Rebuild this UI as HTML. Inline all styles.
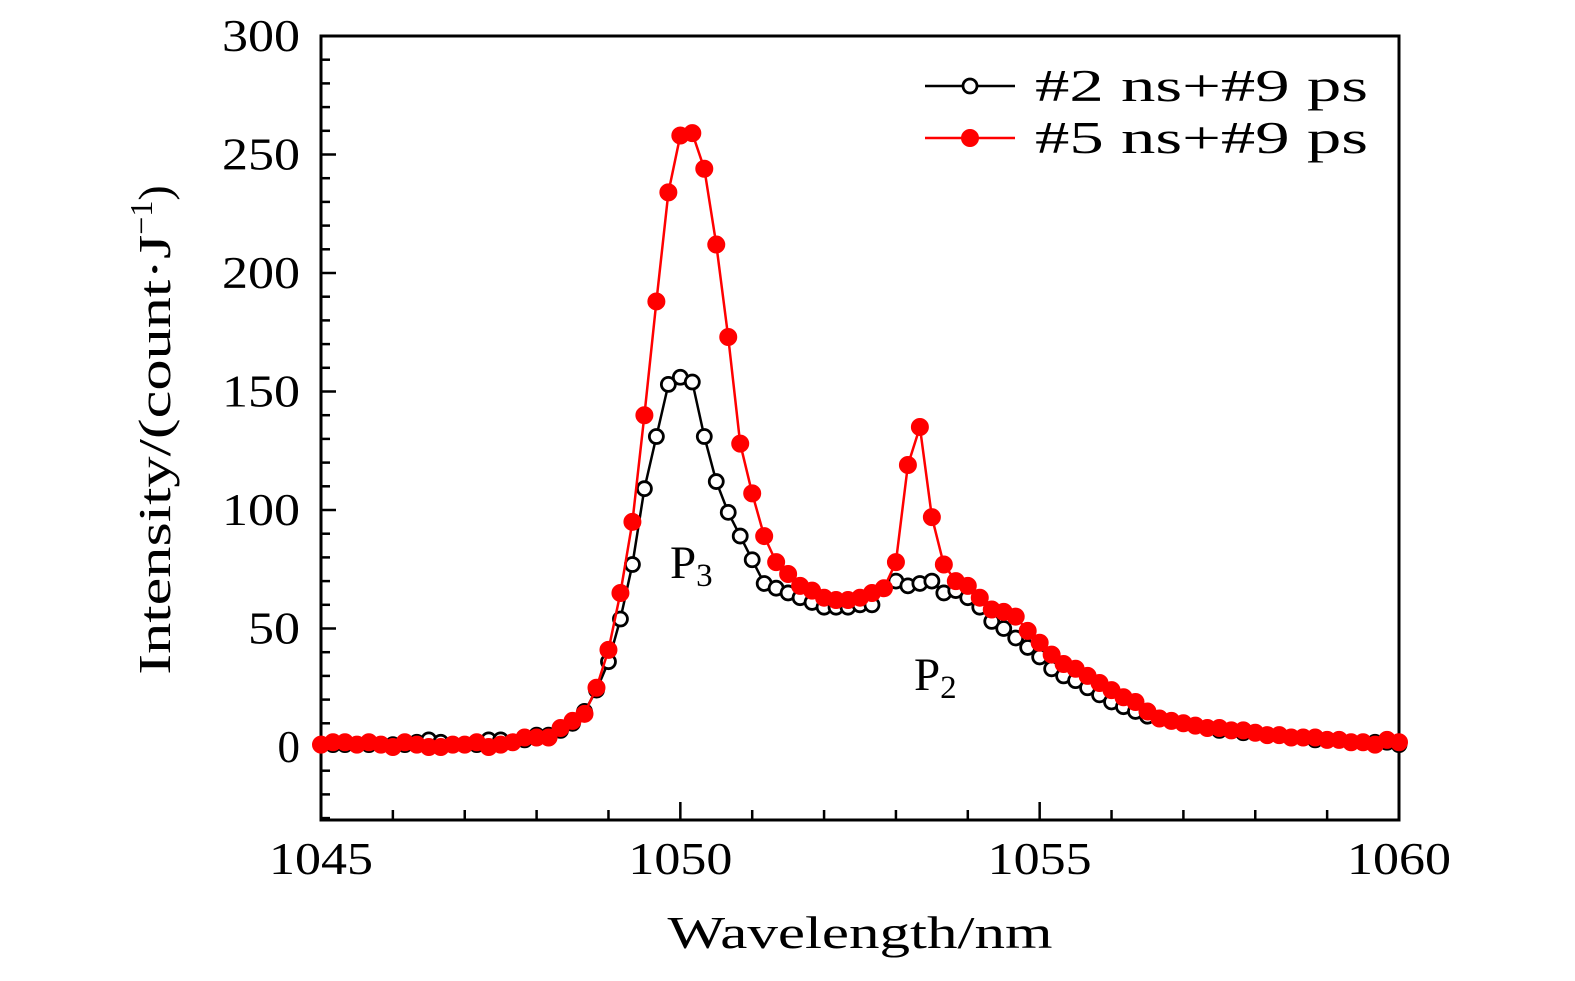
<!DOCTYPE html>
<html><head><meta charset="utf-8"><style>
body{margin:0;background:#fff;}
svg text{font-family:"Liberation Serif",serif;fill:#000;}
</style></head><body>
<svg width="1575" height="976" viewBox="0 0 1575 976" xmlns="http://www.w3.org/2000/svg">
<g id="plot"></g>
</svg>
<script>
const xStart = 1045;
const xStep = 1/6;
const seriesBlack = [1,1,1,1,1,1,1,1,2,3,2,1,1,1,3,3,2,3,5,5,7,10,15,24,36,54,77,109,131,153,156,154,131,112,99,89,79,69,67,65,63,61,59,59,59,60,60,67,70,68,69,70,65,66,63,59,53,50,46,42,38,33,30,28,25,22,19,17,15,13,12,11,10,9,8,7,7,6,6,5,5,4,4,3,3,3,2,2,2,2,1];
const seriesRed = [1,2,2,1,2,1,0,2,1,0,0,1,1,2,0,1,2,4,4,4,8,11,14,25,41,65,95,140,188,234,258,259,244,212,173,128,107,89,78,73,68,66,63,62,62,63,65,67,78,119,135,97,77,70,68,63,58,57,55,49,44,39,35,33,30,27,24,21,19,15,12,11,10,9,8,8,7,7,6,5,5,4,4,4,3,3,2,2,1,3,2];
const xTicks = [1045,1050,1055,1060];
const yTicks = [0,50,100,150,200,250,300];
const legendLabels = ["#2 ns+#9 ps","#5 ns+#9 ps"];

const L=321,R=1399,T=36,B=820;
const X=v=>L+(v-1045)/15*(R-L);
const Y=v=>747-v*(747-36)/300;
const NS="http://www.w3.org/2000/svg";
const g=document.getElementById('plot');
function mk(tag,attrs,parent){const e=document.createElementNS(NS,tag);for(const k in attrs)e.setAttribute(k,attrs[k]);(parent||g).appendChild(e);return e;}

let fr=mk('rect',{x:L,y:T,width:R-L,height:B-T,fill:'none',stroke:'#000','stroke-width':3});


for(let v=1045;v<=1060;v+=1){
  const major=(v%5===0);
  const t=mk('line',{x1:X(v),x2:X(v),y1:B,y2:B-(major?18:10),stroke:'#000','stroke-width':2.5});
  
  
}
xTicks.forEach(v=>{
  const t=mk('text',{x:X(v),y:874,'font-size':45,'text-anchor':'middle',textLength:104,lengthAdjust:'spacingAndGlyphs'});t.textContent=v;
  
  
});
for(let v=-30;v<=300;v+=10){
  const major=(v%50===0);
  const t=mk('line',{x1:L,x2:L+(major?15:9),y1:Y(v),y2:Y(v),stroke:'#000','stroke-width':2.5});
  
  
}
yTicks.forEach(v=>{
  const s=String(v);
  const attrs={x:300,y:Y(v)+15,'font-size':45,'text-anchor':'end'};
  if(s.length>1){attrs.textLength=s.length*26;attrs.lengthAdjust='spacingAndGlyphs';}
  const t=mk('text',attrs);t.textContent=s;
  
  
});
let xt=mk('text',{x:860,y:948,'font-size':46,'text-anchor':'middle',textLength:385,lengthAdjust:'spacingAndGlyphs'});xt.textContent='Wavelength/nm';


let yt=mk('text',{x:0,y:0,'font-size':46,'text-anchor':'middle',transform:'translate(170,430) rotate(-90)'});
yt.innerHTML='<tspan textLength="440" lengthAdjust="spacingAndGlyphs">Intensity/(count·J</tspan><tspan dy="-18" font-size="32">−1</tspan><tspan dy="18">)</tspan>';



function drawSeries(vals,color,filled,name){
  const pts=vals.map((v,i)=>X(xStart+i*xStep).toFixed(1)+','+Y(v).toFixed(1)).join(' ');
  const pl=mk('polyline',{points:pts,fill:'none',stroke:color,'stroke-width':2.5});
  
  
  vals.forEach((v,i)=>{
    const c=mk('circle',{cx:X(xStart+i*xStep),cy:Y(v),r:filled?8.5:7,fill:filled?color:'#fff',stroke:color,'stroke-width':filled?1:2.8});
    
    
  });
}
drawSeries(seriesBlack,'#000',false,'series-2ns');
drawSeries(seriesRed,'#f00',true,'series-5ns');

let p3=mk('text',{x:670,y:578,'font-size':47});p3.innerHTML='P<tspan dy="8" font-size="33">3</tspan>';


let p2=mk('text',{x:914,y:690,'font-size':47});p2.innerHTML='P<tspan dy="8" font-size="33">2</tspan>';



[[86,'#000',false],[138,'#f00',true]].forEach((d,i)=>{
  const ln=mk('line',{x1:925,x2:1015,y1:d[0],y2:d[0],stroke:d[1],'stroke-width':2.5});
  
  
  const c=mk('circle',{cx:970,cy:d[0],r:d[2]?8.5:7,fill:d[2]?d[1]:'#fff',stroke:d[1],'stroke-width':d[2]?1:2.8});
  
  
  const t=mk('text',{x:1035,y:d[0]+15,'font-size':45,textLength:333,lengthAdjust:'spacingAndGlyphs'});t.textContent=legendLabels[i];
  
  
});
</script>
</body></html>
:::
** Problem description **
Reproduce the material word for word. Any pictures should be left out of the copy.

** Written response **
Rebuild this UI as HTML. Inline all styles.
<!DOCTYPE html>
<html><head><meta charset="utf-8"><style>
body{margin:0;background:#fff;}
svg text{font-family:"Liberation Serif",serif;fill:#000;}
</style></head><body>
<svg width="1575" height="976" viewBox="0 0 1575 976" xmlns="http://www.w3.org/2000/svg">
<g id="plot"></g>
</svg>
<script>
const xStart = 1045;
const xStep = 1/6;
const seriesBlack = [1,1,1,1,1,1,1,1,2,3,2,1,1,1,3,3,2,3,5,5,7,10,15,24,36,54,77,109,131,153,156,154,131,112,99,89,79,69,67,65,63,61,59,59,59,60,60,67,70,68,69,70,65,66,63,59,53,50,46,42,38,33,30,28,25,22,19,17,15,13,12,11,10,9,8,7,7,6,6,5,5,4,4,3,3,3,2,2,2,2,1];
const seriesRed = [1,2,2,1,2,1,0,2,1,0,0,1,1,2,0,1,2,4,4,4,8,11,14,25,41,65,95,140,188,234,258,259,244,212,173,128,107,89,78,73,68,66,63,62,62,63,65,67,78,119,135,97,77,70,68,63,58,57,55,49,44,39,35,33,30,27,24,21,19,15,12,11,10,9,8,8,7,7,6,5,5,4,4,4,3,3,2,2,1,3,2];
const xTicks = [1045,1050,1055,1060];
const yTicks = [0,50,100,150,200,250,300];
const legendLabels = ["#2 ns+#9 ps","#5 ns+#9 ps"];

const L=321,R=1399,T=36,B=820;
const X=v=>L+(v-1045)/15*(R-L);
const Y=v=>747-v*(747-36)/300;
const NS="http://www.w3.org/2000/svg";
const g=document.getElementById('plot');
function mk(tag,attrs,parent){const e=document.createElementNS(NS,tag);for(const k in attrs)e.setAttribute(k,attrs[k]);(parent||g).appendChild(e);return e;}

let fr=mk('rect',{x:L,y:T,width:R-L,height:B-T,fill:'none',stroke:'#000','stroke-width':3});


for(let v=1045;v<=1060;v+=1){
  const major=(v%5===0);
  const t=mk('line',{x1:X(v),x2:X(v),y1:B,y2:B-(major?18:10),stroke:'#000','stroke-width':2.5});
  
  
}
xTicks.forEach(v=>{
  const t=mk('text',{x:X(v),y:874,'font-size':45,'text-anchor':'middle',textLength:104,lengthAdjust:'spacingAndGlyphs'});t.textContent=v;
  
  
});
for(let v=-30;v<=300;v+=10){
  const major=(v%50===0);
  const t=mk('line',{x1:L,x2:L+(major?15:9),y1:Y(v),y2:Y(v),stroke:'#000','stroke-width':2.5});
  
  
}
yTicks.forEach(v=>{
  const s=String(v);
  const attrs={x:300,y:Y(v)+15,'font-size':45,'text-anchor':'end'};
  if(s.length>1){attrs.textLength=s.length*26;attrs.lengthAdjust='spacingAndGlyphs';}
  const t=mk('text',attrs);t.textContent=s;
  
  
});
let xt=mk('text',{x:860,y:948,'font-size':46,'text-anchor':'middle',textLength:385,lengthAdjust:'spacingAndGlyphs'});xt.textContent='Wavelength/nm';


let yt=mk('text',{x:0,y:0,'font-size':46,'text-anchor':'middle',transform:'translate(170,430) rotate(-90)'});
yt.innerHTML='<tspan textLength="440" lengthAdjust="spacingAndGlyphs">Intensity/(count·J</tspan><tspan dy="-18" font-size="32">−1</tspan><tspan dy="18">)</tspan>';



function drawSeries(vals,color,filled,name){
  const pts=vals.map((v,i)=>X(xStart+i*xStep).toFixed(1)+','+Y(v).toFixed(1)).join(' ');
  const pl=mk('polyline',{points:pts,fill:'none',stroke:color,'stroke-width':2.5});
  
  
  vals.forEach((v,i)=>{
    const c=mk('circle',{cx:X(xStart+i*xStep),cy:Y(v),r:filled?8.5:7,fill:filled?color:'#fff',stroke:color,'stroke-width':filled?1:2.8});
    
    
  });
}
drawSeries(seriesBlack,'#000',false,'series-2ns');
drawSeries(seriesRed,'#f00',true,'series-5ns');

let p3=mk('text',{x:670,y:578,'font-size':47});p3.innerHTML='P<tspan dy="8" font-size="33">3</tspan>';


let p2=mk('text',{x:914,y:690,'font-size':47});p2.innerHTML='P<tspan dy="8" font-size="33">2</tspan>';



[[86,'#000',false],[138,'#f00',true]].forEach((d,i)=>{
  const ln=mk('line',{x1:925,x2:1015,y1:d[0],y2:d[0],stroke:d[1],'stroke-width':2.5});
  
  
  const c=mk('circle',{cx:970,cy:d[0],r:d[2]?8.5:7,fill:d[2]?d[1]:'#fff',stroke:d[1],'stroke-width':d[2]?1:2.8});
  
  
  const t=mk('text',{x:1035,y:d[0]+15,'font-size':45,textLength:333,lengthAdjust:'spacingAndGlyphs'});t.textContent=legendLabels[i];
  
  
});
</script>
</body></html>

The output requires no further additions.